Sooo, What's in the Box???

Scarlet Nantes Green top Carrots-  Beautiful orange carrots.  Top and store in a plastic bag in the fridge.  

Broccoli-  Rememer that our broccoli is behaving quite strangely this summer.  These broccoli successions are maturing much later than planned for and are showing obvious signs of bolting.  We deducted that there is still plenty of food value here and that it is better to send the broccoli than for all of our efforts to be for not.  Use the broccoli as quickly as possible.  lemoncukesLemon Cucumbers

Eggplants-  An eggplant for everyone this week again!  We sent some long and skinny asian-type eggplants and we sent some of the traditional round eggplants.  They are similar in flavor, but their shapes are different.  Eggplant prefers storage at around 50 degrees.  Refrigerators are not the ideal storage for eggplant.  You might even want to leave it on your counter if you plan to use it up quickly.

Cucumbers-  We had a new pair of hands helping us this week on the packing line.  Each member received 5 cucumbers.  At the beginning of packing some folks were only getting one lemon cuke and at the end of packing, some folks were getting several lemon cucumbers.  The distribution of regular slicing cucumbers and lemon cucumbers was not exactly even.  I appologize if you received several lemon cucumbers in your box.  Cucumbers also prefer 50 degree storage.  Don't leave them in your fridge too long or they may become wilty looking.

Summer Squash, Zucchini and Patty Pans-  While the squash plants look very healthy, for some reason the squash production is down.  We were still able to give everyone at least three squash.  Remember that squash also prefers 50 degree storage as so many of our heat-loving summer vegetables.  

White Onion-  A nice round white onion for everyone.  The onions can be stored on your counter at room temperature out of direct sunlight.  

Sweet Corn-  Thanks to Ebon and Mugzie (our two fierce farm dogs who have been guarding the sweet corn patch every night), we have SWEET CORN!  The ears are sweet and large and delicious!  Please excuse the bugs!  In organic sweet corn production, worms are part of the game.  In order to stop the bugs from getting into the corn we would have to walk down the rows and spray each corn silk with oil to stop the bugs from getting in.  This method is extremely time consuming and an unviable option for us.    We ask the end user to cut the tips off before you eat them.  
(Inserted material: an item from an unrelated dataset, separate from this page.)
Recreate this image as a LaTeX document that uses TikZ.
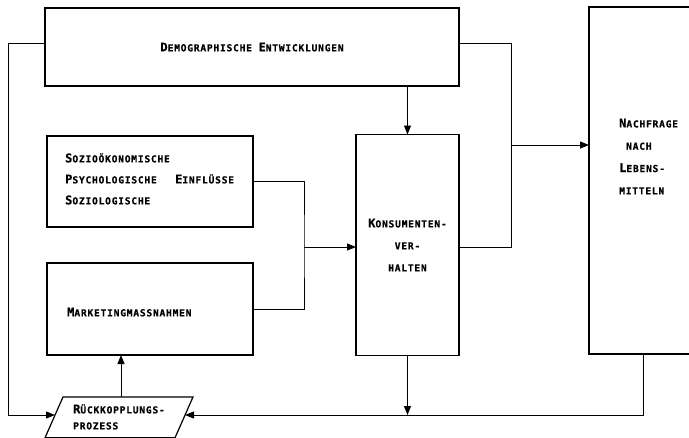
\documentclass[tikz,border=0pt]{standalone}
\usepackage{fontspec}
\setmainfont{DejaVu Sans Mono}[LetterSpace=8,BoldFeatures={FakeBold=0.5}]
\usetikzlibrary{arrows.meta,calc}
\newcommand{\sk}[2]{{\fontsize{12}{10}\selectfont #1}{\fontsize{9.6}{10}\selectfont #2}}
\begin{document}
\begin{tikzpicture}[x=1pt,y=-1pt,
  box/.style={draw,line width=1.2pt,inner sep=0pt,outer sep=0pt},
  lab/.style={font=\bfseries\fontsize{9.6}{22}\selectfont,inner sep=0pt},
  conn/.style={line width=0.9pt},
  arr/.style={conn,-{Triangle[length=9pt,width=7pt]}}]
\useasboundingbox (0,0) rectangle (689,437);
\clip (0,0) rectangle (689,437);
% boxes
\node[box,minimum width=414pt,minimum height=78pt,font=\bfseries\fontsize{9.6}{22}\selectfont] (demo) at (252,47) {\sk{D}{EMOGRAPHISCHE} \sk{E}{NTWICKLUNGEN}};
\node[box,minimum width=206pt,minimum height=91pt] (socio) at (150,181.5) {};
\node[box,minimum width=206pt,minimum height=92pt] (market) at (150,309) {};
\node[box,minimum width=103pt,minimum height=221pt,align=center,font=\bfseries\fontsize{9.6}{22}\selectfont] (konsum) at (407.5,245) {\sk{K}{ONSUMENTEN-}\\ \sk{}{VER-}\\ \sk{}{HALTEN}};
\node[box,minimum width=131pt,minimum height=347pt] (nach) at (654.5,180.5) {};
% texts
\node[lab,anchor=west,align=left,font=\bfseries\fontsize{9.6}{21}\selectfont] (sociotxt) at (65,179) {\sk{S}{OZIOÖKONOMISCHE}\\ \makebox[110pt][l]{\sk{P}{SYCHOLOGISCHE}}\sk{E}{INFLÜSSE}\\ \sk{S}{OZIOLOGISCHE}};
\node[lab,anchor=west] (markettxt) at (67,312) {\sk{M}{ARKETINGMASSNAHMEN}};
\node[lab,anchor=west,align=left,font=\bfseries\fontsize{9.6}{22.3}\selectfont] (nachtxt) at (619,156.5) {\sk{N}{ACHFRAGE}\\ \hspace*{7pt}\sk{}{NACH}\\ \sk{L}{EBENS-}\\ \sk{}{MITTELN}};
% feedback parallelogram
\draw[box] (63,397) -- (193,397) -- (175,437.8) -- (45,437.8) -- cycle;
\node[lab,anchor=west,align=left,font=\bfseries\fontsize{9.6}{16}\selectfont] (rueck) at (73,417) {\sk{R}{ÜCKKOPPLUNGS-}\\ \sk{}{PROZESS}};
\coordinate (rl) at (55,415);
\coordinate (rr) at (185,415);
\coordinate (rt) at (121,397);
% junctions
\coordinate (lc) at (8,43);
\coordinate (rc) at (511,43);
\coordinate (rc2) at (511,247);
\coordinate (j1) at (511,145);
\coordinate (mid) at (304,247);
\coordinate (nb) at (643,415);
% connectors
\draw[arr] (demo.west |- lc) -- (lc) |- (rl);
\draw[conn] (demo.east |- rc) -- (rc) -- (rc2) -- (konsum.east |- rc2);
\draw[arr] (j1) -- (nach.west |- j1);
\draw[arr] (konsum.north |- demo.south) -- (konsum.north);
\draw[conn] (socio.east) -| (mid) |- (market.east);
\draw[arr] (mid) -- (konsum.west |- mid);
\draw[arr] (rt) -- (rt |- market.south);
\draw[arr] (konsum.south) -- (konsum.south |- rl);
\draw[arr] (nb |- nach.south) -- (nb) -- (rr);
\end{tikzpicture}
\end{document}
Tomatoes!  The moment that we have all been waiting for!  Tomatoes are making their debut for the 2012 season.  Each member received a either a half pint of cherry tomatoes or an actual tomato.  Our first tomato harvest was small, but we promise that there are still many, many more pounds of tomatoes on their way!  If you're new to our CSA, you will notice that we harvest our tomatoes "with a blush".  This means that we harvest anything that is showing any kind of ripening blush.  Once the tomatoes begin to blush, they will ripen off the vine just as nicely as they would ripen if they had been left on the vine.  We need to pick them before they are too ripe or too soft that they still have some amount of firmness to them so they can handle the shipping.  We don't want to try to ship fully ripe tomatoes and end up sending you tomato sauce instead.  LEAVE YOUR UNRIPE TOMATOES ON YOUR COUNTER TO RIPEN.  If you put your unripe tomatoes in the fridge, they may not ripen at all.  Tomatoes prefer 50 degree storage temps as do the cucumbers, summer squashes, peppers, eggplants and more.  Some of the tomato varieties are yellow, pink, orange and red when they are ripe.  If you want to know if your tomato is rully ripe, give it a very gentle squeeze.  

Hungarian Hot Wax Peppers-  These are also called Bananna peppers.  Some people tell me they're hot, some people tell me they're not.  Sometimes it's a surprise.  Technically the Hungarian Hot wax are considered a hot pepper, but they are the most mild of all hot peppers.  

Jalapeno Hot Peppers-  These are the little green peppers probably rolling around the bottom of your box.  The Jalapeno peppers are hot, I assure you this!  If raw hot peppers don't appeal to your cooking style, you could dry them in your dehydrator, blend them into a powder and have a home-made hot-pepper seasoning using the seeds and all.   

Basil-  We did our best to be very generous with the basil this week.  Basil will turn black from refrigeration!  Do not stick the basil in your refrigerator!  Basil does not keep well at all when fresh, but you can put it in a vase or cup of water and store at room temperature with it's stems submerged in water.  If you don't think you'll make pest or use up all of your basil right away, it's very easy to pluck the leaves from the stems and dry or dehydrate the basil for winter storage.  It smells so good even when it's dry!

Curly Green Kale-  The kale looks beautiful this week!  Minimal damage this week from flea beetles.

Lettuce-  To our surprise, we had enough to give everyone two heads of lettuce.  Some heads were smaller than usual, but in this heat it's better than nothing!